### WHAT IS REQUIRED
Write the data out again, character for character, with no images.

### COLLECTED DATA
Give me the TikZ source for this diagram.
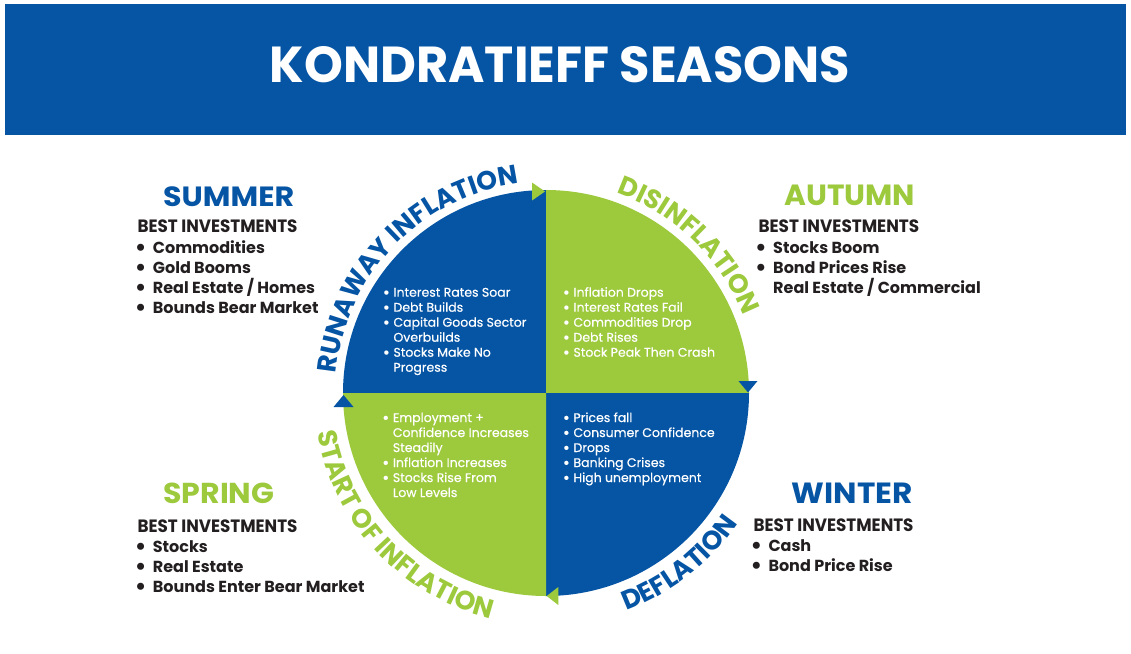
\documentclass[tikz,border=0pt]{standalone}
\usepackage{fontspec}
\setmainfont{Poppins}
\newfontfamily\qfont{Poppins}[FakeBold=0.5]
\usepackage{graphicx}
\usetikzlibrary{decorations.text}
\definecolor{kblue}{HTML}{0655A5}
\definecolor{kgreen}{HTML}{9DC93C}
\definecolor{ktext}{HTML}{231F20}
\newcommand{\arcfont}{\fontsize{26.5}{26}\selectfont\bfseries}
\newcommand{\qb}{\makebox[10.6pt][l]{\raisebox{-1.5pt}{\scalebox{1.35}{\textbullet}}}}
\newcommand{\qc}{\hspace*{10.6pt}}
\newcommand{\sbul}{\makebox[14.5pt][l]{\hspace*{-3.5pt}\raisebox{-2.6pt}{\scalebox{1.45}{\textbullet}}}}
\newcommand{\snob}{\hspace*{14.5pt}}
\begin{document}
\begin{tikzpicture}[x=1pt,y=1pt,
  qtext/.style={font=\qfont\fontsize{12.5}{15}\selectfont, text=white, inner sep=0pt, anchor=base west},
  stext/.style={font=\fontsize{16}{20}\selectfont\bfseries, text=ktext, inner sep=0pt, anchor=base west},
  head/.style={font=\bfseries, inner sep=0pt, anchor=center},
  best/.style={font=\bfseries, text=ktext, inner sep=0pt, anchor=base west},
  arctext/.style={decorate, decoration={text along path, text={|\arcfont|#1}, text align=center}}]
\useasboundingbox (0,0) rectangle (1131,-653);
\fill[white] (0,0) rectangle (1131,-653);
% banner
\node[fill=kblue, minimum width=1121pt, minimum height=131pt, inner sep=0pt, anchor=north west] (banner) at (5,-4) {};
\node[head, text=white] (title) at (560,-64.7) {\resizebox{580pt}{36pt}{KONDRATIEFF SEASONS}};
% circle
\coordinate (c) at (546,-393);
\def\R{203}
\fill[kblue] (c) -- ++(180:\R) arc(180:90:\R) -- cycle;
\fill[kgreen] (c) -- ++(90:\R) arc(90:0:\R) -- cycle;
\fill[kblue] (c) -- ++(0:\R) arc(0:-90:\R) -- cycle;
\fill[kgreen] (c) -- ++(-90:\R) arc(-90:-180:\R) -- cycle;
% arrow heads
\fill[kgreen] (532,-182.5) -- (532,-200.5) -- (545,-191.5) -- cycle;
\fill[kblue] (738.5,-381) -- (757.5,-381) -- (748,-392.5) -- cycle;
\fill[kgreen] (558.3,-587) -- (558.3,-605) -- (546.7,-596) -- cycle;
\fill[kblue] (333.5,-407) -- (353.5,-407) -- (343.5,-395) -- cycle;
% curved labels
\path[arctext={RUNAWAY INFLATION}, decoration={text color=kblue}] ([shift={(191:211)}]c) arc(191:81:211);
\path[arctext={DISINFLATION}, decoration={text color=kgreen}] ([shift={(100:212)}]c) arc(100:-8:212);
\path[arctext={START OF INFLATION}, decoration={text color=kgreen}] ([shift={(168:232)}]c) arc(168:278:232);
\path[arctext={DEFLATION}, decoration={text color=kblue}] ([shift={(262:232)}]c) arc(262:354:232);
% quadrant texts
\foreach \t [count=\i] in {\qb Interest Rates Soar, \qb Debt Builds, \qb Capital Goods Sector, \qc Overbuilds, \qb Stocks Make No, \qc Progress}
  \node[qtext] (tl\i) at (382.7,{-296.7-15*(\i-1)}) {\t};
\foreach \t [count=\i] in {\qb Inflation Drops, \qb Interest Rates Fail, \qb Commodities Drop, \qb Debt Rises, \qb Stock Peak Then Crash}
  \node[qtext] (tr\i) at (562.7,{-296.7-15*(\i-1)}) {\t};
\foreach \t [count=\i] in {\qb Employment +, \qc Confidence Increases, \qc Steadily, \qb Inflation Increases, \qb Stocks Rise From, \qc Low Levels}
  \node[qtext] (bl\i) at (382.1,{-422-15*(\i-1)}) {\t};
\foreach \t [count=\i] in {\qb Prices fall, \qb Consumer Confidence, \qb Drops, \qb Banking Crises, \qb High unemployment}
  \node[qtext] (br\i) at (562.7,{-422-15*(\i-1)}) {\t};
% SUMMER
\node[head, text=kblue] (summer) at (228.7,-196.5) {\resizebox{131pt}{19.8pt}{SUMMER}};
\node[best] (sbest) at (137.3,-232.7) {\resizebox{160pt}{12.7pt}{BEST INVESTMENTS}};
\foreach \t [count=\i] in {Commodities, Gold Booms, Real Estate / Homes, Bounds Bear Market}
  \node[stext] (su\i) at (138.2,{-253-20*(\i-1)}) {\sbul\t};
% AUTUMN
\node[head, text=kgreen] (autumn) at (849.7,-195.7) {\resizebox{130.7pt}{20.5pt}{AUTUMN}};
\node[best] (abest) at (758.3,-232.7) {\resizebox{160.7pt}{12.7pt}{BEST INVESTMENTS}};
\node[stext] (au1) at (758.5,-253) {\sbul Stocks Boom};
\node[stext] (au2) at (758.5,-273) {\sbul Bond Prices Rise};
\node[stext] (au3) at (758.5,-293) {\snob Real Estate / Commercial};
% SPRING
\node[head, text=kgreen] (spring) at (218.8,-493.5) {\resizebox{111pt}{20.5pt}{SPRING}};
\node[best] (pbest) at (137.3,-532.3) {\resizebox{160pt}{12.7pt}{BEST INVESTMENTS}};
\foreach \t [count=\i] in {Stocks, Real Estate, Bounds Enter Bear Market}
  \node[stext] (sp\i) at (138.2,{-552-20*(\i-1)}) {\sbul\t};
% WINTER
\node[head, text=kblue] (winter) at (852.2,-493.3) {\resizebox{121pt}{20.5pt}{WINTER}};
\node[best] (wbest) at (753.3,-531) {\resizebox{160pt}{12.7pt}{BEST INVESTMENTS}};
\node[stext] (wi1) at (753.8,-551) {\sbul Cash};
\node[stext] (wi2) at (753.8,-571) {\sbul Bond Price Rise};
\end{tikzpicture}
\end{document}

### EXERCISE OUTPUT
Give me the TikZ source for this diagram.
\documentclass[tikz,border=0pt]{standalone}
\usepackage{fontspec}
\setmainfont{Poppins}
\newfontfamily\qfont{Poppins}[FakeBold=0.5]
\usepackage{graphicx}
\usetikzlibrary{decorations.text}
\definecolor{kblue}{HTML}{0655A5}
\definecolor{kgreen}{HTML}{9DC93C}
\definecolor{ktext}{HTML}{231F20}
\newcommand{\arcfont}{\fontsize{26.5}{26}\selectfont\bfseries}
\newcommand{\qb}{\makebox[10.6pt][l]{\raisebox{-1.5pt}{\scalebox{1.35}{\textbullet}}}}
\newcommand{\qc}{\hspace*{10.6pt}}
\newcommand{\sbul}{\makebox[14.5pt][l]{\hspace*{-3.5pt}\raisebox{-2.6pt}{\scalebox{1.45}{\textbullet}}}}
\newcommand{\snob}{\hspace*{14.5pt}}
\begin{document}
\begin{tikzpicture}[x=1pt,y=1pt,
  qtext/.style={font=\qfont\fontsize{12.5}{15}\selectfont, text=white, inner sep=0pt, anchor=base west},
  stext/.style={font=\fontsize{16}{20}\selectfont\bfseries, text=ktext, inner sep=0pt, anchor=base west},
  head/.style={font=\bfseries, inner sep=0pt, anchor=center},
  best/.style={font=\bfseries, text=ktext, inner sep=0pt, anchor=base west},
  arctext/.style={decorate, decoration={text along path, text={|\arcfont|#1}, text align=center}}]
\useasboundingbox (0,0) rectangle (1131,-653);
\fill[white] (0,0) rectangle (1131,-653);
% banner
\node[fill=kblue, minimum width=1121pt, minimum height=131pt, inner sep=0pt, anchor=north west] (banner) at (5,-4) {};
\node[head, text=white] (title) at (560,-64.7) {\resizebox{580pt}{36pt}{KONDRATIEFF SEASONS}};
% circle
\coordinate (c) at (546,-393);
\def\R{203}
\fill[kblue] (c) -- ++(180:\R) arc(180:90:\R) -- cycle;
\fill[kgreen] (c) -- ++(90:\R) arc(90:0:\R) -- cycle;
\fill[kblue] (c) -- ++(0:\R) arc(0:-90:\R) -- cycle;
\fill[kgreen] (c) -- ++(-90:\R) arc(-90:-180:\R) -- cycle;
% arrow heads
\fill[kgreen] (532,-182.5) -- (532,-200.5) -- (545,-191.5) -- cycle;
\fill[kblue] (738.5,-381) -- (757.5,-381) -- (748,-392.5) -- cycle;
\fill[kgreen] (558.3,-587) -- (558.3,-605) -- (546.7,-596) -- cycle;
\fill[kblue] (333.5,-407) -- (353.5,-407) -- (343.5,-395) -- cycle;
% curved labels
\path[arctext={RUNAWAY INFLATION}, decoration={text color=kblue}] ([shift={(191:211)}]c) arc(191:81:211);
\path[arctext={DISINFLATION}, decoration={text color=kgreen}] ([shift={(100:212)}]c) arc(100:-8:212);
\path[arctext={START OF INFLATION}, decoration={text color=kgreen}] ([shift={(168:232)}]c) arc(168:278:232);
\path[arctext={DEFLATION}, decoration={text color=kblue}] ([shift={(262:232)}]c) arc(262:354:232);
% quadrant texts
\foreach \t [count=\i] in {\qb Interest Rates Soar, \qb Debt Builds, \qb Capital Goods Sector, \qc Overbuilds, \qb Stocks Make No, \qc Progress}
  \node[qtext] (tl\i) at (382.7,{-296.7-15*(\i-1)}) {\t};
\foreach \t [count=\i] in {\qb Inflation Drops, \qb Interest Rates Fail, \qb Commodities Drop, \qb Debt Rises, \qb Stock Peak Then Crash}
  \node[qtext] (tr\i) at (562.7,{-296.7-15*(\i-1)}) {\t};
\foreach \t [count=\i] in {\qb Employment +, \qc Confidence Increases, \qc Steadily, \qb Inflation Increases, \qb Stocks Rise From, \qc Low Levels}
  \node[qtext] (bl\i) at (382.1,{-422-15*(\i-1)}) {\t};
\foreach \t [count=\i] in {\qb Prices fall, \qb Consumer Confidence, \qb Drops, \qb Banking Crises, \qb High unemployment}
  \node[qtext] (br\i) at (562.7,{-422-15*(\i-1)}) {\t};
% SUMMER
\node[head, text=kblue] (summer) at (228.7,-196.5) {\resizebox{131pt}{19.8pt}{SUMMER}};
\node[best] (sbest) at (137.3,-232.7) {\resizebox{160pt}{12.7pt}{BEST INVESTMENTS}};
\foreach \t [count=\i] in {Commodities, Gold Booms, Real Estate / Homes, Bounds Bear Market}
  \node[stext] (su\i) at (138.2,{-253-20*(\i-1)}) {\sbul\t};
% AUTUMN
\node[head, text=kgreen] (autumn) at (849.7,-195.7) {\resizebox{130.7pt}{20.5pt}{AUTUMN}};
\node[best] (abest) at (758.3,-232.7) {\resizebox{160.7pt}{12.7pt}{BEST INVESTMENTS}};
\node[stext] (au1) at (758.5,-253) {\sbul Stocks Boom};
\node[stext] (au2) at (758.5,-273) {\sbul Bond Prices Rise};
\node[stext] (au3) at (758.5,-293) {\snob Real Estate / Commercial};
% SPRING
\node[head, text=kgreen] (spring) at (218.8,-493.5) {\resizebox{111pt}{20.5pt}{SPRING}};
\node[best] (pbest) at (137.3,-532.3) {\resizebox{160pt}{12.7pt}{BEST INVESTMENTS}};
\foreach \t [count=\i] in {Stocks, Real Estate, Bounds Enter Bear Market}
  \node[stext] (sp\i) at (138.2,{-552-20*(\i-1)}) {\sbul\t};
% WINTER
\node[head, text=kblue] (winter) at (852.2,-493.3) {\resizebox{121pt}{20.5pt}{WINTER}};
\node[best] (wbest) at (753.3,-531) {\resizebox{160pt}{12.7pt}{BEST INVESTMENTS}};
\node[stext] (wi1) at (753.8,-551) {\sbul Cash};
\node[stext] (wi2) at (753.8,-571) {\sbul Bond Price Rise};
\end{tikzpicture}
\end{document}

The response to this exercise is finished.